On autobiography: I would be lying if I claimed that the central character of the first story was not “me” in some sense, but the events in the story did not happen to the actual me when I was a child. Actually, I took more of the setting than the action from my own experience. The same goes for the later stories — the boy is certainly some version of myself, but combined with aspects of people I knew or know, but the actual events did not happen to me & are in that sense entirely fictional.
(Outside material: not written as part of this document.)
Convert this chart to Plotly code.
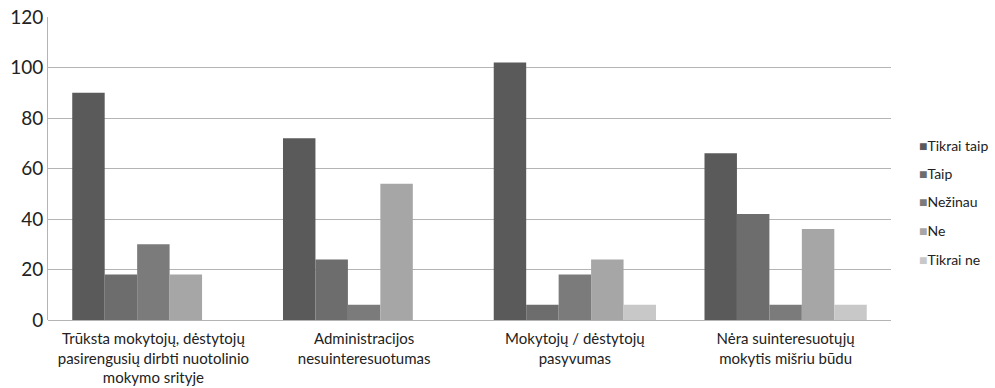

The very short story, titled “Faith,” doesn’t not feature the boy at all, the speaker being a combination of three different people I knew when I was young; the second bartender story, titled “Charity,” is told from the point of view of the boy’s friend and thus gives an external view of his character.
I have now returned to the story I’d gotten stuck on, moving it slowly forward — in all these pieces I have written straight through, not composing in pieces the way I do with poetry, & only making a few notes about pieces of specific language that I think will be needed later in the piece. This working straight through keeps me in suspense & keeps the action open. As I said, I know in general where the story is headed, but I don’t know how it is going to arrive there, which path will rise from the details to create a structure.
In both of the longer third person stories about the boy, first as a child then as a young man, I am including bits and pieces of actual times & places — in the first, some details about pop music and JFK, in the second, news reports of the fall of Saigon occur at intervals throughout the story. I am attracted to this sort of nailing down the narrative to historical facts & cultural details, which I guess makes me some kind of later day realist. In any case, that’s where I am now, feeling excited & happy about this new direction my work has taken. I was feeling as if my poetry had become narrower & narrower in its concerns & techniques & for whatever reason was no longer an appropriate place to deal with certain psychological states; but I feel free in fiction to play with a whole new set of ideas & techniques. I haven’t felt this engaged in my own creative work for several years — I only hope the results, the stories themselves, are as worthwhile as the experience of producing them.
“Shelter” (Charles Baxter) — This is the first Baxter story I’ve read, but when I began writing fiction a couple of months ago I was greatly influenced by his how-to book, Subtext, which I am reading straight through for a second time. “Shelter” is in Baxter’s collection A Relative Stranger & it’s an effective story, though it feels just a tad too polished, perhaps only in contrast to the more inelegant Andre Dubus stories I’ve been gulping down recently.
“A Day in the Open” (Jane Bowles) — Reads like Chekhov transported to north Africa. Everything is dramatized. Nothing happens but everything happens; or, things happen but they are presented so neutrally that every event — the important & the unimportant, the dramatic & the prosaic, the significant & the insignificant — all have equal weight. Absolutely no moral judgments are made.
“The Man Who Knew Belle Star” (Richard Bausch) — This is a story about the absence of human feeling. The outlaw’s language is perfectly flat, implacable. The tough guy who picks her up hitchhiking has been in trouble, been in prison, but has not left the human world, which Belle has done, completely. Technically, a slow build, the final violent act taking place beyond the narrated time of the story.
“Where Are You Going, Where Have You Been?” (Joyce Carol Oates) — Like “The Man Who Knew Belle Star,” this story builds relentlessly through repetition. In both stories, the dangerous character is presented as having a flat affect, a profound disconnect from ordinary assumptions about good & evil. Again, the final violent act occurs after the narrative time of the story concludes.
“In the Zoo” (Jean Stafford) — I vaguely knew that Jean Stafford had been married to Robert Lowell, but hadn’t read any of her stories until this one, which I found in The Granta Book of the American Short Story. This is a bitter but still comic story of two orphan sisters sent to live with a guardian, Mrs. Placer, in a small town in Colorado. The most audacious thing about the story is that they are not clever girls and they do not succeed, really, until their guardian removes the weight of her presence by dying. There is beautiful and harrowing writing about animals in this story. [Good brief discussion of the story here.]
“Chan Tha” (Tran Thuy Mai) — I read an interview with Mai several weeks ago in the Vietnam News and asked my friend Ly Lan about her. Turns out Lan & Mai know each other, though they haven’t met for years. Lan sent me a couple of stories, “Chan Tha” being much the stronger of the two, I thought. The problem was that it was badly translated. It is common among Vietnamese intellectuals to deny the well-known bit of translation theory that says the final translation of a story or poem ought to be done by a native speaker of the target language. So I retranslated the story over the last couple of days, brining it into idiomatic English. The story takes place during the Cambodian-Vietnamese war (1975-1989) and involves a love story between a Vietnamese soldier and a Cambodian girl. What makes the story work is the detailed and specific use of incident — a braiding of four meetings between the two characters — that is echoed in a braiding of images throughout the story.
“A Poetics for Bullies” (Stanley Elkin) — Elkin sets himself the task of portraying a bully from the inside & except that the first person narrator seems more literate than he ought to be, succeeds in excruciating detail. And the foil, the good boy, the hero, John Williams, is perhaps too good.